Institutionalism is particularly useful in the world of the disarticulated state because its assumptions do not rest primarily on sovereignty and authority, but rest instead on the patterns of politics, order, and shared meaning found in both governmental as well as nongovernmental institutions.

Finally, institutionalism lends itself to forms of modeling based on simplifying assumptions other than rational self-- interest or competitive markets. Some of the most advanced thinking in contemporary public administration is being done by formal modelers using assumptions of cooperation, order, hierarchy, institutional responses to contextual influences, networks, and governance-all essentially institutional assumptions (Hammond 1993, 1996; Hammond and Knott 1996, 1999; Lynn, Heinrich, and Hill 1999; O'Toole and Meier 1999). It is my guess that this theory building will have a stronger and more lasting influence on the quality of our scholarship than have rational choice models. The reason is simple-the simplifying assumptions used by these contemporary modelers are much closer to institutional reality than are public choice assumptions.

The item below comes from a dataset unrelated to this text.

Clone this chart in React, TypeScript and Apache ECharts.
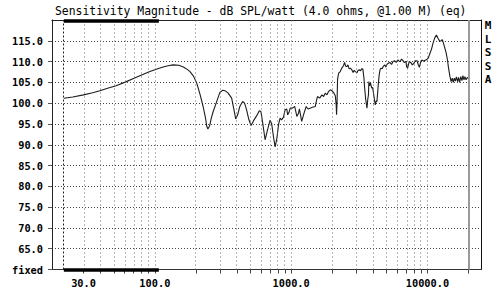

Public Sector Network Theory

Public sector networks are understood to be structures of interdependence. They exhibit both formal and informal linkages that include exchange or reciprocal relations, common interests, and bonds of shared beliefs and professional perspectives. "In more concrete terms, networks include interagency cooperative ventures, intergovernmental program management structures, complex contracting arrays, and public-private partnerships. They also include service-delivery systems reliant on clusters of providers that may include public agencies, business firms, not-for-profits, or even volunteer-staffed units all linked by interdependence and some shared program of interests" (O'Toole 1997b, 446).